2. In the Haggada of Rabbi Yoel Teitelbaum, the Satmar Rebbe, ZY"A, discusses the unfathomable greatness of performing the mitzvah of eating matzah on the seder night. The Rebbe states that this mitzvah was so beloved by the tzadikim that when they performed this mitzvah, their souls almost left their bodies. The Rebbe explains that most people do not experience such longing for the mitzvah and hence, do not perceive this spiritual inspiration and ecstasy when eating matzah since most of us do not understand the power this mitzvah really holds in its ability to affect the upper worlds. However, the Rebbe tells us that even if a simple Jew eats the matzah with simple intentions, this, too, causes great, positive effects in the upper realms.

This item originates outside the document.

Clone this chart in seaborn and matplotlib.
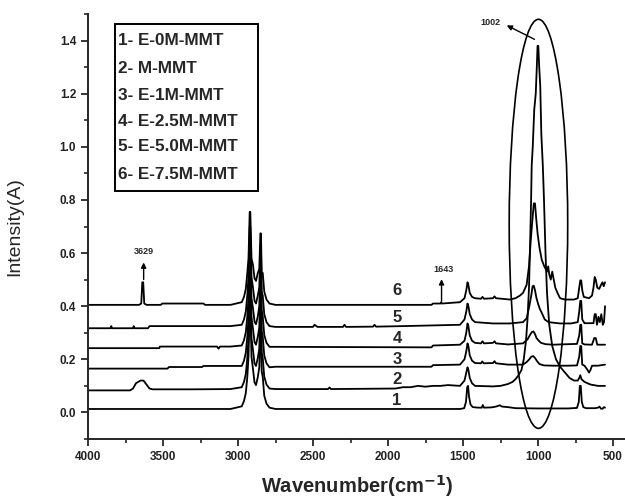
import numpy as np
import pandas as pd
import matplotlib
matplotlib.use("Agg")
import matplotlib.pyplot as plt
from matplotlib.patches import Ellipse, Rectangle
from matplotlib.ticker import MultipleLocator
import seaborn as sns

sns.set_style("ticks")
plt.rcParams["font.family"] = ["Liberation Sans", "DejaVu Sans"]

# FTIR spectra (wavenumber in cm^-1, absorbance offset per sample)
wn_1 = [4000, 3050, 2975, 2960, 2948, 2938, 2930, 2922, 2918, 2910, 2900, 2890, 2880, 2868,
        2858, 2851, 2847, 2842, 2835, 2825, 2810, 2790, 2750, 1520, 1492, 1480, 1472, 1466,
        1460, 1450, 1435, 1400, 1375, 1368, 1360, 1310, 1280, 1255, 1240, 1200, 1150, 1000,
        800, 740, 728, 721, 715, 708, 698, 680, 620, 600, 590, 580, 570, 560, 553]
a_1 = [0.013, 0.013, 0.023, 0.043, 0.073, 0.133, 0.21, 0.40, 0.40, 0.21, 0.163, 0.113, 0.103,
       0.133, 0.17, 0.33, 0.33, 0.155, 0.133, 0.063, 0.033, 0.018, 0.013, 0.013, 0.016, 0.04,
       0.095, 0.10, 0.06, 0.03, 0.02, 0.018, 0.018, 0.028, 0.018, 0.019, 0.022, 0.027, 0.022,
       0.02, 0.016, 0.015, 0.015, 0.017, 0.04, 0.10, 0.10, 0.04, 0.02, 0.016, 0.016, 0.018,
       0.022, 0.014, 0.014, 0.02, 0.018]

wn_2 = [4000, 3720, 3700, 3680, 3650, 3630, 3610, 3590, 3570, 3300, 3050, 2975, 2960, 2948,
        2938, 2930, 2922, 2918, 2910, 2900, 2890, 2880, 2868, 2858, 2851, 2847, 2842, 2835,
        2825, 2810, 2790, 2750, 2400, 2390, 2380, 1950, 1900, 1850, 1800, 1750, 1700, 1650,
        1600, 1520, 1490, 1478, 1470, 1464, 1455, 1440, 1420, 1300, 1250, 1200, 1170, 1150,
        1130, 1110, 1095, 1080, 1070, 1060, 1052, 1046, 1042, 1035, 1025, 1015, 1008, 1003,
        998, 992, 985, 978, 968, 960, 950, 940, 925, 905, 880, 850, 820, 790, 760, 735, 725,
        718, 710, 690, 650, 600, 553]
a_2 = [0.083, 0.083, 0.09, 0.11, 0.12, 0.12, 0.105, 0.09, 0.087, 0.087, 0.088, 0.095, 0.115,
       0.145, 0.205, 0.28, 0.47, 0.47, 0.28, 0.235, 0.185, 0.175, 0.205, 0.24, 0.40, 0.40,
       0.227, 0.205, 0.135, 0.105, 0.09, 0.088, 0.088, 0.094, 0.088, 0.09, 0.095, 0.095, 0.10,
       0.097, 0.10, 0.10, 0.103, 0.10, 0.12, 0.15, 0.17, 0.16, 0.13, 0.11, 0.10, 0.098, 0.10,
       0.107, 0.115, 0.125, 0.14, 0.16, 0.20, 0.27, 0.35, 0.47, 0.65, 0.80, 0.93, 1.00, 1.14,
       1.20, 1.30, 1.38, 1.38, 1.30, 1.23, 1.05, 0.93, 0.80, 0.60, 0.45, 0.33, 0.25, 0.20,
       0.17, 0.15, 0.13, 0.12, 0.12, 0.13, 0.14, 0.125, 0.115, 0.105, 0.10, 0.10]

wn_3 = [4000, 3470, 3460, 3240, 3230, 3050, 2975, 2960, 2948, 2938, 2930, 2922, 2918, 2910,
        2900, 2890, 2880, 2868, 2858, 2851, 2847, 2842, 2835, 2825, 2810, 2790, 2750, 1710,
        1700, 1520, 1490, 1478, 1470, 1464, 1455, 1440, 1420, 1380, 1372, 1362, 1300, 1290,
        1280, 1200, 1100, 1075, 1058, 1045, 1032, 1020, 1005, 990, 960, 900, 800, 740, 725,
        718, 712, 705, 690, 670, 660, 650, 640, 600, 553]
a_3 = [0.165, 0.165, 0.171, 0.171, 0.175, 0.175, 0.175, 0.195, 0.225, 0.285, 0.36, 0.55, 0.55,
       0.36, 0.315, 0.265, 0.255, 0.285, 0.32, 0.48, 0.48, 0.307, 0.285, 0.215, 0.185, 0.17,
       0.172, 0.172, 0.178, 0.18, 0.20, 0.23, 0.26, 0.25, 0.215, 0.195, 0.186, 0.185, 0.192,
       0.185, 0.186, 0.193, 0.185, 0.18, 0.18, 0.19, 0.20, 0.21, 0.212, 0.205, 0.192, 0.182,
       0.177, 0.176, 0.176, 0.177, 0.21, 0.25, 0.25, 0.18, 0.176, 0.16, 0.15, 0.16, 0.176,
       0.176, 0.18]

wn_4 = [4000, 3525, 3520, 3140, 3130, 3120, 3050, 2975, 2960, 2948, 2938, 2930, 2922, 2918,
        2910, 2900, 2890, 2880, 2868, 2858, 2851, 2847, 2842, 2835, 2825, 2810, 2790, 2750,
        1710, 1700, 1520, 1490, 1478, 1470, 1464, 1455, 1440, 1420, 1380, 1370, 1360, 1300,
        1290, 1280, 1200, 1100, 1070, 1050, 1040, 1030, 1020, 1010, 995, 980, 950, 900, 853,
        740, 725, 718, 712, 705, 690, 640, 625, 615, 605, 553]
a_4 = [0.242, 0.242, 0.248, 0.248, 0.24, 0.248, 0.248, 0.252, 0.272, 0.302, 0.362, 0.43, 0.62,
       0.62, 0.43, 0.392, 0.342, 0.332, 0.362, 0.40, 0.56, 0.56, 0.385, 0.362, 0.292, 0.262,
       0.247, 0.247, 0.245, 0.252, 0.255, 0.27, 0.30, 0.335, 0.325, 0.29, 0.27, 0.262, 0.26,
       0.268, 0.26, 0.262, 0.268, 0.26, 0.256, 0.26, 0.275, 0.295, 0.303, 0.305, 0.295, 0.28,
       0.27, 0.262, 0.257, 0.255, 0.256, 0.258, 0.29, 0.33, 0.33, 0.26, 0.256, 0.255, 0.28,
       0.28, 0.255, 0.255]

wn_5 = [4000, 3850, 3845, 3840, 3700, 3695, 3690, 3600, 3590, 3050, 2975, 2960, 2948, 2938,
        2930, 2922, 2918, 2910, 2900, 2890, 2880, 2868, 2858, 2851, 2847, 2842, 2835, 2825,
        2810, 2790, 2750, 2500, 2490, 2470, 2300, 2290, 2280, 2100, 2090, 2080, 1900, 1520,
        1490, 1478, 1470, 1464, 1455, 1440, 1420, 1300, 1187, 1100, 1075, 1058, 1045, 1036,
        1028, 1020, 1010, 1000, 988, 975, 955, 930, 900, 853, 780, 735, 725, 718, 712, 705,
        690, 630, 622, 615, 607, 597, 588, 578, 568, 560, 553]
a_5 = [0.317, 0.317, 0.325, 0.317, 0.317, 0.325, 0.317, 0.317, 0.325, 0.325, 0.33, 0.35, 0.38,
       0.44, 0.51, 0.70, 0.70, 0.51, 0.47, 0.42, 0.41, 0.44, 0.47, 0.62, 0.62, 0.455, 0.44,
       0.37, 0.34, 0.325, 0.322, 0.322, 0.33, 0.322, 0.322, 0.33, 0.322, 0.323, 0.33, 0.323,
       0.325, 0.33, 0.35, 0.38, 0.41, 0.40, 0.37, 0.35, 0.34, 0.335, 0.335, 0.34, 0.355, 0.40,
       0.44, 0.475, 0.477, 0.46, 0.43, 0.41, 0.39, 0.375, 0.35, 0.34, 0.338, 0.335, 0.335,
       0.34, 0.38, 0.42, 0.42, 0.35, 0.336, 0.336, 0.37, 0.37, 0.33, 0.36, 0.34, 0.37, 0.33,
       0.34, 0.40]

wn_6 = [4000, 3660, 3645, 3638, 3632, 3625, 3610, 3515, 3505, 3230, 3220, 3050, 2975, 2960,
        2948, 2938, 2930, 2922, 2918, 2910, 2900, 2890, 2880, 2868, 2858, 2851, 2847, 2842,
        2835, 2825, 2810, 2790, 2750, 1710, 1700, 1650, 1645, 1640, 1520, 1490, 1478, 1470,
        1464, 1455, 1440, 1420, 1380, 1370, 1360, 1300, 1290, 1280, 1187, 1150, 1120, 1100,
        1076, 1060, 1048, 1038, 1028, 1020, 1012, 1002, 990, 975, 958, 940, 932, 925, 915,
        905, 895, 885, 870, 853, 820, 760, 735, 725, 718, 712, 705, 695, 660, 640, 630, 622,
        615, 605, 592, 580, 570, 562, 553]
a_6 = [0.405, 0.405, 0.41, 0.49, 0.49, 0.41, 0.405, 0.405, 0.41, 0.41, 0.405, 0.405, 0.415,
       0.435, 0.465, 0.525, 0.58, 0.755, 0.755, 0.58, 0.555, 0.505, 0.495, 0.525, 0.54, 0.674,
       0.674, 0.526, 0.525, 0.455, 0.425, 0.41, 0.405, 0.405, 0.41, 0.41, 0.415, 0.41, 0.415,
       0.43, 0.46, 0.49, 0.48, 0.45, 0.435, 0.43, 0.428, 0.435, 0.428, 0.43, 0.437, 0.43,
       0.425, 0.43, 0.44, 0.45, 0.48, 0.55, 0.65, 0.72, 0.787, 0.787, 0.73, 0.67, 0.62, 0.575,
       0.55, 0.53, 0.55, 0.52, 0.50, 0.53, 0.50, 0.47, 0.45, 0.43, 0.425, 0.425, 0.43, 0.47,
       0.497, 0.497, 0.46, 0.435, 0.43, 0.44, 0.47, 0.51, 0.50, 0.47, 0.465, 0.48, 0.49,
       0.475, 0.49]

samples = ["1", "2", "3", "4", "5", "6"]
sample_names = ["1- E-0M-MMT", "2- M-MMT", "3- E-1M-MMT",
                "4- E-2.5M-MMT", "5- E-5.0M-MMT", "6- E-7.5M-MMT"]
label_wn = 1940
label_y = [0.044, 0.123, 0.201, 0.277, 0.356, 0.459]

wn_all = [wn_1, wn_2, wn_3, wn_4, wn_5, wn_6]
a_all = [a_1, a_2, a_3, a_4, a_5, a_6]
frames = []
for s, w, a in zip(samples, wn_all, a_all):
    frames.append(pd.DataFrame({"wavenumber": w, "intensity": a, "sample": s}))
df = pd.concat(frames, ignore_index=True)

W, H = 625, 503
fig = plt.figure(figsize=(W / 100, H / 100), dpi=100)
x_left, x_right = 4000, 420
ax_w_px = (x_left - x_right) * 0.15
ax = fig.add_axes([88 / W, (H - 439) / H, ax_w_px / W, 425 / H])

sns.lineplot(data=df, x="wavenumber", y="intensity", units="sample", estimator=None,
             sort=False, color="black", linewidth=1.3, ax=ax, legend=False)

ax.set_xlim(x_left, x_right)
ax.set_ylim(-0.1, 1.5)
ax.xaxis.set_major_locator(MultipleLocator(500))
ax.xaxis.set_minor_locator(MultipleLocator(250))
ax.yaxis.set_major_locator(MultipleLocator(0.2))
ax.yaxis.set_minor_locator(MultipleLocator(0.1))
ax.yaxis.set_major_formatter(plt.FuncFormatter(lambda v, p: f"{v:.1f}"))
ax.tick_params(which="major", direction="out", length=5, width=1.3, labelsize=8.5,
               labelcolor="#222222")
ax.tick_params(which="minor", direction="out", length=3, width=1.2)
for lab in ax.get_xticklabels() + ax.get_yticklabels():
    lab.set_fontweight("bold")
sns.despine(ax=ax)
for sp in ("left", "bottom"):
    ax.spines[sp].set_linewidth(1.4)
ax.set_xlabel("")
ax.set_ylabel("")

# curve numbers
for s, y in zip(samples, label_y):
    ax.text(label_wn, y, s, ha="center", va="center", fontsize=12, fontweight="bold")

# ellipse around the Si-O band
ax.add_patch(Ellipse((997, 0.71), width=390, height=1.54, fill=False,
                     edgecolor="black", linewidth=1.2))

# peak annotations
ax.text(3629, 0.606, "3629", ha="center", va="center", fontsize=6.5, fontweight="bold")
ax.annotate("", xy=(3629, 0.575), xytext=(3629, 0.49),
            arrowprops=dict(arrowstyle="-|>,head_width=0.15,head_length=0.3",
                            color="black", lw=1.0))
ax.text(1631, 0.537, "1643", ha="center", va="center", fontsize=6.5, fontweight="bold")
ax.annotate("", xy=(1643, 0.512), xytext=(1643, 0.408),
            arrowprops=dict(arrowstyle="-|>,head_width=0.15,head_length=0.3",
                            color="black", lw=1.0))
ax.text(1320, 1.468, "1002", ha="center", va="center", fontsize=6.5, fontweight="bold")
ax.annotate("", xy=(1225, 1.462), xytext=(1007, 1.40),
            arrowprops=dict(arrowstyle="-|>,head_width=0.15,head_length=0.3",
                            color="black", lw=1.0))

# sample key box
ax.add_patch(Rectangle((0.0503, 0.5835), 0.2663, 0.393, transform=ax.transAxes,
                       fill=False, edgecolor="black", linewidth=1.4))
key_y = [0.9365, 0.8729, 0.8094, 0.7482, 0.6871, 0.6212]
for name, y in zip(sample_names, key_y):
    ax.text(0.0559, y, name, transform=ax.transAxes, ha="left", va="center",
            fontsize=12.3, fontweight="bold")

fig.text(15 / W, 1 - 227 / H, "Intensity(A)", rotation=90, ha="center", va="center",
         fontsize=14)
fig.text(357 / W, 1 - 486 / H, r"Wavenumber(cm$^{\mathbf{-1}}$)", ha="center", va="center",
         fontsize=14.5, fontweight="bold")

fig.savefig("out.png", dpi=100)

Chazal famously tell us that matzah represents the great character trait of humility. We should take a lesson from this. When we eat the matzah, even with simple intentions, we shake the upper worlds. Perhaps, we can deduce that through practicing humility before Hashem in a true and genuine way, we also will stir the upper worlds. In the face of heresy, we must stand up and protest, but we also must remember, at the very same time that we decry and tear down the heresy, to be humble and broken-hearted before Hashem, and through the power of this humility, may we merit seeing the downfall of the evil, with the coming of Moshiach, b'mheirah b'yameinu, Amein!

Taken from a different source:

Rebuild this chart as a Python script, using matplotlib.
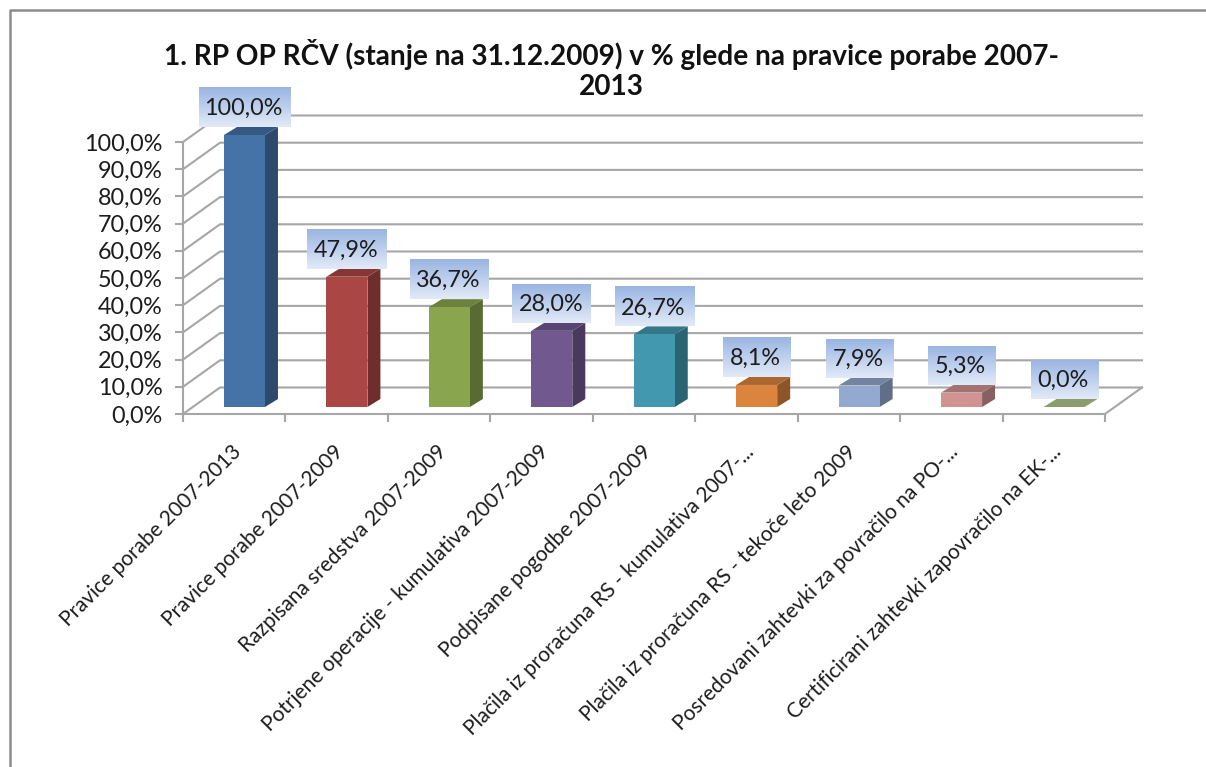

3. We learn that part of the purification process of a metzora is that he is sent outside the camp of the Jewish People. The Satmar Rebbe, ZY"A, in Divrei Yoel (Parshas Tzav, p. 143) discusses another class of people who were expelled from the camp of Bnei Yisroel. The Rebbe explains that the people who had doubts regarding emunah and entertained heretical thoughts were ejected from the protective, heavenly clouds of glory that surrounded the camp of the Jewish People in the midbar, and these were the people whom Amaleik attacked. What is the connection between the metzora, a person who sinned through speech, and someone who doubted Hashem and had heretical thoughts?

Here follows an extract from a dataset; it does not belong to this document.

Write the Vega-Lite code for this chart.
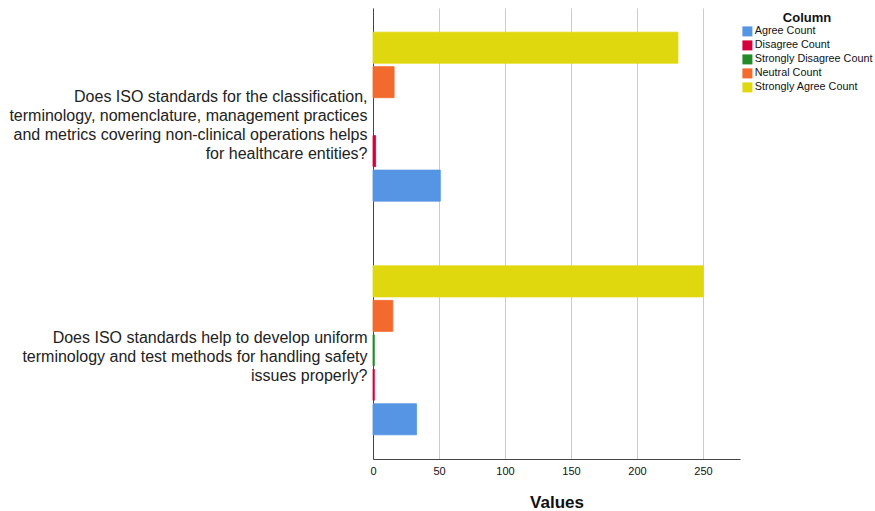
{
  "$schema": "https://vega.github.io/schema/vega-lite/v6.json",
  "autosize": {"type": "none"},
  "width": 367,
  "height": 451,
  "padding": {"left": 373, "top": 8, "right": 135, "bottom": 52},
  "background": "white",
  "data": {
    "values": [
      {"question": "Does ISO standards for the classification,|terminology, nomenclature, management practices|and metrics covering non-clinical operations helps|for healthcare entities?", "column": "Agree Count", "value": 51},
      {"question": "Does ISO standards for the classification,|terminology, nomenclature, management practices|and metrics covering non-clinical operations helps|for healthcare entities?", "column": "Disagree Count", "value": 2},
      {"question": "Does ISO standards for the classification,|terminology, nomenclature, management practices|and metrics covering non-clinical operations helps|for healthcare entities?", "column": "Strongly Disagree Count", "value": 0},
      {"question": "Does ISO standards for the classification,|terminology, nomenclature, management practices|and metrics covering non-clinical operations helps|for healthcare entities?", "column": "Neutral Count", "value": 16},
      {"question": "Does ISO standards for the classification,|terminology, nomenclature, management practices|and metrics covering non-clinical operations helps|for healthcare entities?", "column": "Strongly Agree Count", "value": 231},
      {"question": "Does ISO standards help to develop uniform|terminology and test methods for handling safety|issues properly?", "column": "Agree Count", "value": 33},
      {"question": "Does ISO standards help to develop uniform|terminology and test methods for handling safety|issues properly?", "column": "Disagree Count", "value": 1},
      {"question": "Does ISO standards help to develop uniform|terminology and test methods for handling safety|issues properly?", "column": "Strongly Disagree Count", "value": 1},
      {"question": "Does ISO standards help to develop uniform|terminology and test methods for handling safety|issues properly?", "column": "Neutral Count", "value": 15},
      {"question": "Does ISO standards help to develop uniform|terminology and test methods for handling safety|issues properly?", "column": "Strongly Agree Count", "value": 250}
    ]
  },
  "mark": {"type": "bar"},
  "encoding": {
    "y": {
      "field": "question",
      "type": "nominal",
      "sort": null,
      "scale": {"paddingInner": 0.1, "paddingOuter": 0.015},
      "axis": {
        "title": null,
        "ticks": false,
        "labelExpr": "split(datum.label, '|')",
        "labelLimit": 400,
        "labelFont": "Liberation Sans",
        "labelFontSize": 16,
        "labelColor": "#222222",
        "labelLineHeight": 19,
        "labelPadding": 6,
        "labelOffset": {"condition": {"test": "indexof(datum.value, 'classification') >= 0", "value": -20}, "value": -12},
        "domainColor": "#444444",
        "grid": false
      }
    },
    "yOffset": {
      "field": "column",
      "type": "nominal",
      "scale": {
        "domain": ["Strongly Agree Count", "Neutral Count", "Strongly Disagree Count", "Disagree Count", "Agree Count"],
        "paddingInner": 0.1,
        "paddingOuter": 0.6
      }
    },
    "x": {
      "field": "value",
      "type": "quantitative",
      "scale": {"domain": [0, 278], "nice": false},
      "axis": {
        "title": "Values",
        "titleFont": "Liberation Sans",
        "titleFontSize": 17,
        "titleFontWeight": "bold",
        "titleColor": "#111111",
        "titlePadding": 18,
        "values": [0, 50, 100, 150, 200, 250],
        "ticks": false,
        "labelFlush": false,
        "labelFont": "Liberation Sans",
        "labelFontSize": 11,
        "labelColor": "#111111",
        "labelPadding": 6,
        "domainColor": "#444444",
        "grid": true,
        "gridColor": "#cccccc",
        "gridWidth": 1
      }
    },
    "strokeWidth": {
      "condition": {"test": "datum.value == 0", "value": 0},
      "value": 0.8
    },
    "stroke": {
      "field": "column",
      "type": "nominal",
      "scale": {
        "domain": ["Agree Count", "Disagree Count", "Strongly Disagree Count", "Neutral Count", "Strongly Agree Count"],
        "range": ["#5694e4", "#d5003c", "#248a2a", "#f26a2c", "#e0d80e"]
      },
      "legend": null
    },
    "color": {
      "field": "column",
      "type": "nominal",
      "scale": {
        "domain": ["Agree Count", "Disagree Count", "Strongly Disagree Count", "Neutral Count", "Strongly Agree Count"],
        "range": ["#5694e4", "#d5003c", "#248a2a", "#f26a2c", "#e0d80e"]
      },
      "legend": {
        "title": "Column",
        "orient": "none",
        "legendX": 369,
        "legendY": 4,
        "titleFont": "Liberation Sans",
        "titleFontSize": 13,
        "titleFontWeight": "bold",
        "titleColor": "#111111",
        "titleAnchor": "middle",
        "titlePadding": 1,
        "labelFont": "Liberation Sans",
        "labelFontSize": 10.8,
        "labelColor": "#111111",
        "symbolType": "square",
        "symbolSize": 100,
        "symbolStrokeWidth": 0,
        "rowPadding": 2,
        "labelOffset": 2
      }
    }
  },
  "config": {"view": {"stroke": null}}
}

Perhaps an answer could be suggested as follows: It is clear and apparent that the heretics should be spit out of the ananei hakavod. There is a real danger that they will influence all those with whom they come into contact and poison their minds irreparably. These harmful individuals are comparable to the people who were spat out of the ananei hakavod. There is another very prevalent, although not as clearly recognized danger that comes about with heretical people. This is the problem of the justification of these evil people by the frum Jews. Sometimes, we find that even good, Torah-observant Jews accidently stumble by justifying the activities of the heretics. So the Torah warns us: do not speak good in any way about the heretics, or we might, chas v'shalom, find ourselves together with them outside the camp of Hashem. [This sin, committed through speech, is perhaps comparable to the sin of the metzora, who also sinned through speech (although not through justification of the wicked, but rather through defamation of the innocent).] May we all merit being spared from this!